Corona is continuing its efforts to raise awareness of plastic pollution with a giant installation for World Oceans Day.
In a global campaign conceived by Wieden+Kennedy Portland, the AB InBev brand created a giant letter, made from plastic collected from the Mexican coastline, on a beach on Mexico's Yucatan peninsula. The letter is headlined "Imagine a world free of plastic" and the copy goes on to explain that "we need plastic gone from beaches like this one and businesses like ours."

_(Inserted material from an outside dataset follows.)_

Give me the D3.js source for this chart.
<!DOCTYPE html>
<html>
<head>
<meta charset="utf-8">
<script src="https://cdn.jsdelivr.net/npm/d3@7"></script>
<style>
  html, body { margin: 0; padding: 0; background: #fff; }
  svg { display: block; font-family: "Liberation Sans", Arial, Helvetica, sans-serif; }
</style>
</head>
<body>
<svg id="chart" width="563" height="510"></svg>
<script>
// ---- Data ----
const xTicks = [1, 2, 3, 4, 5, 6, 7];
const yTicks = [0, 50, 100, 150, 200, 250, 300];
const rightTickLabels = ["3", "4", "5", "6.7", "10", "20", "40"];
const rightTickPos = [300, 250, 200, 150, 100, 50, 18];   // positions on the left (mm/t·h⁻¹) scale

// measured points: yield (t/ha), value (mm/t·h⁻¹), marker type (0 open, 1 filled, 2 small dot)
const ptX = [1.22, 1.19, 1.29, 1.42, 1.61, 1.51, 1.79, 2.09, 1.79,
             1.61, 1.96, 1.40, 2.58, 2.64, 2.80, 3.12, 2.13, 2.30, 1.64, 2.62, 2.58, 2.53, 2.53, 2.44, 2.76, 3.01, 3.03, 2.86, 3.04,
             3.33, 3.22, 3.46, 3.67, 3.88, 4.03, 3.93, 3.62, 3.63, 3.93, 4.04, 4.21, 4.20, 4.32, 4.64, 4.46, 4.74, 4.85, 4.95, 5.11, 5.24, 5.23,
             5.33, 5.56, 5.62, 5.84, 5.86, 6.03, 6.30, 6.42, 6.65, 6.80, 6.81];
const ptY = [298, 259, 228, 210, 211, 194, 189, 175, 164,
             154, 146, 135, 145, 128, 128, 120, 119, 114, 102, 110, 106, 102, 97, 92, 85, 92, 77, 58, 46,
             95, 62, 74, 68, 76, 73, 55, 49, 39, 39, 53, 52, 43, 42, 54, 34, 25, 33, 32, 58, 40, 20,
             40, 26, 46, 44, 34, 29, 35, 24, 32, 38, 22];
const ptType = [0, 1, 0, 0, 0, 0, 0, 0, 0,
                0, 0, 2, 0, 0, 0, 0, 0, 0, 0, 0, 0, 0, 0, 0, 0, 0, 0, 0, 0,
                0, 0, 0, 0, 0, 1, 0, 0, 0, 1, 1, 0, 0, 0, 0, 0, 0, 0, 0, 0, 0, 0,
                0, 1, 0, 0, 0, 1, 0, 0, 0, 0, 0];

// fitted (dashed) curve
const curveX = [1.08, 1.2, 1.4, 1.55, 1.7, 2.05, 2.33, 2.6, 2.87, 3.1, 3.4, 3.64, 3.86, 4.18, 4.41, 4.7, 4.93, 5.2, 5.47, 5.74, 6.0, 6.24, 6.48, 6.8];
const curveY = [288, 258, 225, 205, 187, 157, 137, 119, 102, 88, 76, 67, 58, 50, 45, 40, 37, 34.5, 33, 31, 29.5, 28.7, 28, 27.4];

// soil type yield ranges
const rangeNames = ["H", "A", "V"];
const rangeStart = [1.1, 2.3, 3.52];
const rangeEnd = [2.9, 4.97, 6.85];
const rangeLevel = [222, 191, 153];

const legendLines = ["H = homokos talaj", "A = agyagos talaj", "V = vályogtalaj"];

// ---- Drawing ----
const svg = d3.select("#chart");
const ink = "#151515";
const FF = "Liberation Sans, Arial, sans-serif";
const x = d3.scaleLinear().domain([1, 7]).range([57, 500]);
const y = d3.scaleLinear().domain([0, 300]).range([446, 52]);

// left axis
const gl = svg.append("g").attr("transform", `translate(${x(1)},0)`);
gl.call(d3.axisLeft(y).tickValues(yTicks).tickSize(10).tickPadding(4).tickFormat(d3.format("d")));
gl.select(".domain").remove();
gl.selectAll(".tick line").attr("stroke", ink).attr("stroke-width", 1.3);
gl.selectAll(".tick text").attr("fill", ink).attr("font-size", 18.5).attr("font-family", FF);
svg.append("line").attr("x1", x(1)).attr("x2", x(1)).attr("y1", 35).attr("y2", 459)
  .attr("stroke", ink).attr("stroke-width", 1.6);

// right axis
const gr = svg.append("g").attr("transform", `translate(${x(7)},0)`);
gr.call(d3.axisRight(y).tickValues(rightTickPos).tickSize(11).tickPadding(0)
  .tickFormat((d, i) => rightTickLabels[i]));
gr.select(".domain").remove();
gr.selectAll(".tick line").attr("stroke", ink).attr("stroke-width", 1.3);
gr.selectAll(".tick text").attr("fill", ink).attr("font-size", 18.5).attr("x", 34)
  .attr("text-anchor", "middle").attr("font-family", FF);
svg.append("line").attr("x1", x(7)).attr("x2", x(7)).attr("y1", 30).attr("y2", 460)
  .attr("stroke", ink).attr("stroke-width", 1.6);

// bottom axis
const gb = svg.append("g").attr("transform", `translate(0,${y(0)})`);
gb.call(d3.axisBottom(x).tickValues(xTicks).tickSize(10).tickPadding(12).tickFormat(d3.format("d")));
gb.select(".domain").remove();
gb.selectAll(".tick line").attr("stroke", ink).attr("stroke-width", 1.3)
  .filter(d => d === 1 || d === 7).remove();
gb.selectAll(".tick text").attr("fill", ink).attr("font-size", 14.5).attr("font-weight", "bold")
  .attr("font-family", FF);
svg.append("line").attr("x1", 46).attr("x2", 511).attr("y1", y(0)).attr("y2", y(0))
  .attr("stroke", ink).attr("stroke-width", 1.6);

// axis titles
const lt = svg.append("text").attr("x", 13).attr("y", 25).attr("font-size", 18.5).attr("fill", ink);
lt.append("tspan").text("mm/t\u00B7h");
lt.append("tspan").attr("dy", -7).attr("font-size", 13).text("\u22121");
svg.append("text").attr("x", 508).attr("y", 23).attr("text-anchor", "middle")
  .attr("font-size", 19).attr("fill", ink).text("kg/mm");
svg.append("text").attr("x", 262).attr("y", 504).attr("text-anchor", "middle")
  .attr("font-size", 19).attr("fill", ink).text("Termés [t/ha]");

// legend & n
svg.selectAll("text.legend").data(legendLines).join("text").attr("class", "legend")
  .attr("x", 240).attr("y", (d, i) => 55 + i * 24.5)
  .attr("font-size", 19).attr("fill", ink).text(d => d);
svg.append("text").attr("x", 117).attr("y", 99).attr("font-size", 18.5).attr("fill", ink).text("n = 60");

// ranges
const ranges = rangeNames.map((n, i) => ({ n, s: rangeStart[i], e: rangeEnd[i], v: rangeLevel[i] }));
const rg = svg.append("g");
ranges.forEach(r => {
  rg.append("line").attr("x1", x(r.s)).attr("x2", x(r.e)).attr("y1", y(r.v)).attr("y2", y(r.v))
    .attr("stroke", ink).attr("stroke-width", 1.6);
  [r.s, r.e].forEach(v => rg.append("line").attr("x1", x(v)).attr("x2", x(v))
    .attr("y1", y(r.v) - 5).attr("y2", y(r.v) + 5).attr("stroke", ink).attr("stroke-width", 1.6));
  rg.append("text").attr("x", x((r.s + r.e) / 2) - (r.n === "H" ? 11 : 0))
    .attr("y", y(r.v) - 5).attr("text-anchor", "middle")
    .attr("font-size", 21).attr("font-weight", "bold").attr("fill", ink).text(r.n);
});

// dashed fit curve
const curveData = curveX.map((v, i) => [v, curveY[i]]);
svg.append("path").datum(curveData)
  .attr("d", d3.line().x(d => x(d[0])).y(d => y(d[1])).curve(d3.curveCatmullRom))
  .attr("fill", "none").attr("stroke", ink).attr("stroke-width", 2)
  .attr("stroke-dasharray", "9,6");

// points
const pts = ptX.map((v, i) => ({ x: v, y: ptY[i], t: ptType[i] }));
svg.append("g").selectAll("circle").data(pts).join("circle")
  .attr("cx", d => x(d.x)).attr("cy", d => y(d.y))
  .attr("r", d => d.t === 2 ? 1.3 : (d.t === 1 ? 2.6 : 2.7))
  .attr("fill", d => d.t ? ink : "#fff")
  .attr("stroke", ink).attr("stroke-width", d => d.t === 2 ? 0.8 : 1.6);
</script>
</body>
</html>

The beach letter, which is being promoted in a short film created via W+K, was cleaned up directly after production with a local recycling partner. As an extension of the main installation, other Corona markets around the world including Brazil, Chile, Germany, Italy, the Dominican Republic, Puerto Rico and the Canary Islands are translating the letter’s headline into their regional languages in local activations also made of cleaned up beach plastic.
"What’s important to note is that the plastic we recovered is not local to Mexico. It’s plastic that comes from all over the world and ends up on beaches everywhere through ocean currents,” said Mercedes Guzman, founder of Lamerced, Corona’s beach clean up and recycling partner for the Mexico plastic letter, in a statement. “Although our work in the field is very difficult, it’s fulfilling to send the message that even though it’s not my plastic, it’s my shared world to protect.”
Another spot in the campaign, "77 Earths," emphasizes the brand's net-zero plastic footprint. It juxtaposes footage of people enjoying beaches and sharing bottles of Corona with images of plastic pollution, and says, "If there were 77 Earths, we could let plastic suffocate whole oceans."
As well as long and short form cuts of the film, the campaign also includes out-of-home, social and digital efforts. In some markets, including Brazil, Chile and Guatemala, for every Corona bottle purchased the brand will recycle the equivalent of one plastic bottle.
The campaign comes as Corona continues to win awards and plaudits for its "Plastic Fishing Tournament" campaign via We Believers, including Ad Age's Creativity Award for Best Work for Good.